Boom della raccolta differenziata dei rifiuti organici. Tra il 2007 ed il 2015 le quantità di frazione organica dei rifiuti solidi urbani (forsu) raccolte in maniera separata hanno fatto registrare aumenti da record: un +132% propiziato soprattutto dall’evoluzione dei metodi di raccolta, con il progressivo passaggio in molte realtà della Penisola dalla classica raccolta stradale al porta a porta. Sistema, quest’ultimo, più costoso e complesso da gestire per le aziende pubbliche e private di raccolta e trattamento dei rifiuti, ma più efficace sul fronte della quantità e qualità della raccolta. Sono i dati che emergono dallo studio “Analisi dei costi della raccolta differenziata della frazione organica” realizzato da Bain & Company e commissionato da Utilitalia, la federazione che riunisce le imprese energetiche, idriche e ambientali.
Lo studio è stato condotto su un campione d’imprese mono (71%) e multiutility (29%) aderenti a Utilitalia – che servono 13 milioni di cittadini raccogliendo un quarto dei rifiuti organici prodotti in tutto il Paese – rappresentativo della realtà nazionale per tipologia, volumi di rifiuti raccolti, distribuzione geografica, dimensioni del bacino d’utenza, popolazione dei comuni serviti. L’aumento record nella raccolta dell’organico, ed il ruolo trainante che quest’ultima ha rivestito nel panorama nazionale della differenziata, viene fuori dal confronto dei dati 2015 con quelli registrati nel 2007 in occasione della prima edizione dello studio. “Se nel giro di 8 anni la raccolta differenziata dei rifiuti urbani in Italia è cresciuta del 64%, raggiungendo i 13,4 milioni di tonnellate – scrive Utilitalia – è la frazione organica quella che più ha contribuito a questo incremento (+132%).

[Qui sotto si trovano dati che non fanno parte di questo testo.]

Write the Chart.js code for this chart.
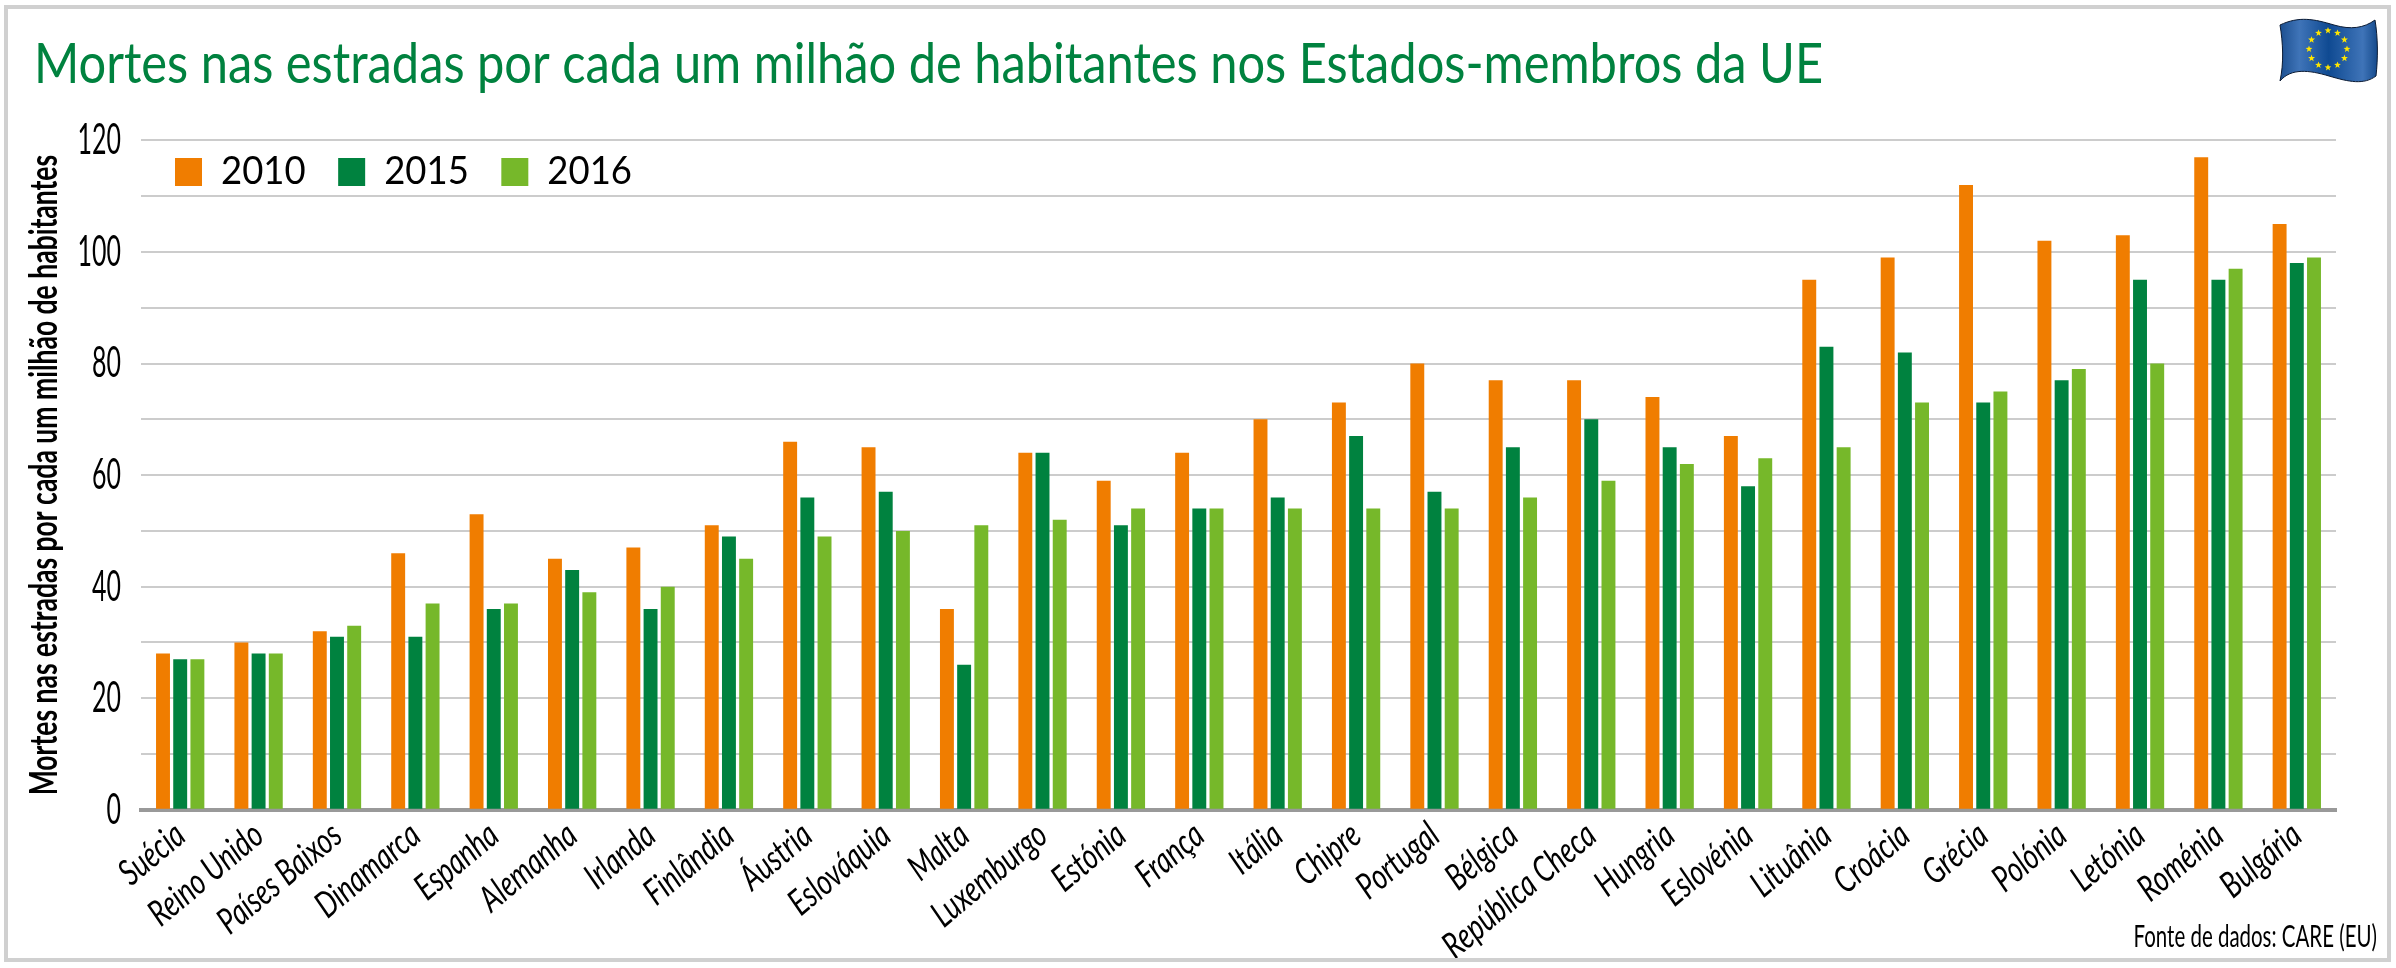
<!DOCTYPE html>
<html lang="pt">
<head>
<meta charset="utf-8">
<title>Mortes nas estradas</title>
<script src="https://cdn.jsdelivr.net/npm/chart.js@4"></script>
<style>
  html, body { margin: 0; padding: 0; background: #fff; }
  #wrap { position: relative; width: 2396px; height: 968px; overflow: hidden; }
  #frame { position: absolute; left: 4px; top: 5px; width: 2379px; height: 949px; border: 4px solid #d0d0d0; }
  #flag { position: absolute; left: 2279px; top: 18px; }
  canvas { position: absolute; left: 0; top: 0; }
</style>
</head>
<body>
<div id="wrap">
  <canvas id="chart" width="2396" height="968"></canvas>
  <div id="frame"></div>
  <svg id="flag" width="100" height="66" viewBox="0 0 100 66">
    <defs>
      <linearGradient id="blue" x1="0" x2="1" y1="0" y2="0">
        <stop offset="0" stop-color="#1c4f90"/>
        <stop offset="0.2" stop-color="#3f74b8"/>
        <stop offset="0.5" stop-color="#0f4a92"/>
        <stop offset="0.85" stop-color="#3f74b8"/>
        <stop offset="1" stop-color="#154a8c"/>
      </linearGradient>
    </defs>
    <path d="M1 7 C20 -2 35 1 55 7 C72 12 85 10 96 2 C99 20 99 40 97 58 C85 67 70 64 50 58 C30 52 12 50 1 63 C5 45 4 25 1 7 Z" fill="url(#blue)" stroke="#0a1a33" stroke-width="1"/>
    <g id="stars" fill="#ffe600"></g>
  </svg>
</div>
<script>
const countries = ['Suécia', 'Reino Unido', 'Países Baixos', 'Dinamarca', 'Espanha', 'Alemanha', 'Irlanda', 'Finlândia', 'Áustria', 'Eslováquia', 'Malta', 'Luxemburgo', 'Estónia', 'França', 'Itália', 'Chipre', 'Portugal', 'Bélgica', 'República Checa', 'Hungria', 'Eslovénia', 'Lituânia', 'Croácia', 'Grécia', 'Polónia', 'Letónia', 'Roménia', 'Bulgária'];
const deaths2010 = [28, 30, 32, 46, 53, 45, 47, 51, 66, 65, 36, 64, 59, 64, 70, 73, 80, 77, 77, 74, 67, 95, 99, 112, 102, 103, 117, 105];
const deaths2015 = [27, 28, 31, 31, 36, 43, 36, 49, 56, 57, 26, 64, 51, 54, 56, 67, 57, 65, 70, 65, 58, 83, 82, 73, 77, 95, 95, 98];
const deaths2016 = [27, 28, 33, 37, 37, 39, 40, 45, 49, 50, 51, 52, 54, 54, 54, 54, 54, 56, 59, 62, 63, 65, 73, 75, 79, 80, 97, 99];

const FONT = 'Lato, sans-serif';
const ORANGE = '#f07d00';
const DARK_GREEN = '#00823f';
const LIGHT_GREEN = '#76b82a';

// stars on the flag
const starGroup = document.getElementById('stars');
for (let i = 0; i < 12; i++) {
  const a = i * Math.PI / 6;
  const cx = 49 + 19 * Math.cos(a), cy = 31 + 18.5 * Math.sin(a);
  let pts = '';
  for (let k = 0; k < 10; k++) {
    const r = k % 2 ? 1.5 : 3.6, t = -Math.PI / 2 + k * Math.PI / 5;
    pts += (cx + r * Math.cos(t)).toFixed(1) + ',' + (cy + r * Math.sin(t)).toFixed(1) + ' ';
  }
  const star = document.createElementNS('http://www.w3.org/2000/svg', 'polygon');
  star.setAttribute('points', pts);
  starGroup.appendChild(star);
}

const canvas = document.getElementById('chart');
const ctx = canvas.getContext('2d');

// no condensed font is installed, so squeeze the text per font size
const squeeze = { 57: 0.856, 43: 0.58, 39: 0.68, 38: 0.96, 36: 0.76, 31: 0.66 };
const plainFillText = ctx.fillText.bind(ctx);
ctx.fillText = (text, x, y) => {
  const size = parseFloat(ctx.font.match(/([\d.]+)px/)[1]);
  ctx.save();
  ctx.translate(x, y);
  ctx.scale(squeeze[size] || 1, 1);
  plainFillText(text, 0, 0);
  ctx.restore();
};

const barOpts = { categoryPercentage: 0.658, barPercentage: 0.81 };

const placeBoxes = {
  id: 'placeBoxes',
  beforeLayout(chart) {
    // legend in a row inside the plot
    chart.legend.isHorizontal = () => true;
  },
  beforeDraw(chart) {
    chart.legend.top = 124;
    chart.legend.left = 146;
    // long country names run past the axis box, next to the source line
    chart.scales.x.bottom = 960;
    chart.boxes.find(b => b.position === 'bottom' && b.options.text).right = 2377;
  },
};

new Chart(ctx, {
  type: 'bar',
  plugins: [placeBoxes],
  data: {
    labels: countries,
    datasets: [
      { label: '2010', data: deaths2010, backgroundColor: ORANGE, ...barOpts },
      { label: '2015', data: deaths2015, backgroundColor: DARK_GREEN, ...barOpts },
      { label: '2016', data: deaths2016, backgroundColor: LIGHT_GREEN, ...barOpts },
    ],
  },
  options: {
    responsive: false,
    devicePixelRatio: 1,
    animation: false,
    layout: { padding: { left: 34, right: 60, top: 30, bottom: 12 } },
    plugins: {
      tooltip: { enabled: false },
      title: {
        display: true,
        text: 'Mortes nas estradas por cada um milhão de habitantes nos Estados-membros da UE',
        align: 'start',
        color: DARK_GREEN,
        font: { family: FONT, size: 57, weight: 'normal', lineHeight: 1.2 },
        padding: { top: 0, bottom: 42 },
      },
      subtitle: {
        display: true,
        position: 'bottom',
        text: 'Fonte de dados: CARE (EU)',
        align: 'end',
        color: '#000',
        font: { family: FONT, size: 31, weight: 'normal', lineHeight: 1.2 },
        padding: 0,
      },
      legend: {
        position: 'chartArea',
        align: 'start',
        labels: {
          boxWidth: 27,
          boxHeight: 28,
          padding: 29,
          color: '#000',
          font: { family: FONT, size: 38 },
        },
      },
    },
    scales: {
      x: {
        afterFit(scale) { scale.height = 109; },
        grid: { display: false, drawTicks: false },
        border: { color: '#999', width: 4 },
        ticks: {
          autoSkip: false,
          minRotation: 40,
          maxRotation: 40,
          padding: 4,
          color: '#000',
          font: { family: FONT, size: 36, style: 'italic' },
        },
      },
      y: {
        min: 0,
        max: 120,
        afterFit(scale) { scale.width = 107; },
        grid: { color: '#cccccc', lineWidth: 2, drawTicks: false },
        border: { display: false },
        title: {
          display: true,
          text: 'Mortes nas estradas por cada um milhão de habitantes',
          color: '#000',
          font: { family: FONT, size: 39, weight: 'bold' },
          padding: { top: -13, bottom: 0 },
        },
        ticks: {
          stepSize: 10,
          autoSkip: false,
          padding: 20,
          color: '#000',
          font: { family: FONT, size: 43 },
          callback: v => (v % 20 === 0 ? v : ''),
        },
      },
    },
  },
});
</script>
</body>
</html>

Per fare un paragone – osserva la federazione delle utility – nello stesso arco di tempo la raccolta differenziata dei rifiuti da imballaggio è cresciuta solo del 35%”.
Un risultato al quale, viene fuori dallo studio, ha contribuito in maniera significativa l’evoluzione dei metodi di raccolta “con un forte ridimensionamento della classica raccolta stradale (passata dal 47 al 26%) e una speculare crescita del porta a porta, che – si legge nel dossier – dal 53 balza al 74%. In molte realtà (32% del campione), comunque, i due metodi di raccolta convivono. Il porta a porta consente d’intercettare percentuali sensibilmente più elevate di rifiuto differenziato ma presenta costi di raccolta più elevati rispetto ai sistemi di tipo stradale”. E proprio riguardo ai costi, se è vero che il passaggio al porta a porta ha comportato un aumento delle spese, è altrettanto vero che quell’aumento è stato contenuto da un parallelo incremento dell’efficienza gestionale a livello industriale “che ha permesso di risparmiare il 12%. Oggi il costo medio di raccolta (stradale + porta a porta) si attesta su 132 euro/tonnellata. Aggiungendo 22 euro/ton per il trasporto e 88 euro/ton per il trattamento si arriva a 242 euro a tonnellata per la filiera completa dei rifiuti organici”.
Se quantità e qualità della raccolta aumentano, non si può dire altrettanto degli impianti di trattamento. Su questo fronte, infatti, il panorama nazionale è ancora a macchia di leopardo. «Nel nostro Paese non c’è ancora una coerenza impiantistica – spiega il vicepresidente di Utilitalia Filippo Brandolini – e non riguarda la solita differenza Nord-Sud. Gli impianti si sono sviluppati bene solo dove c’è stata una programmazione pubblica, cui sono seguiti interventi industriali, pubblici o privati. Potremmo essere un esempio a livello europeo, ma dobbiamo poter contare su un quadro di regole certe. In questo senso dobbiamo leggere in termini molto positivi quanto contenuto in uno decreti Madia, che prevede la nascita dell’Autorità di regolazione, che potrà così definire le regole di supporto al sistema industriale».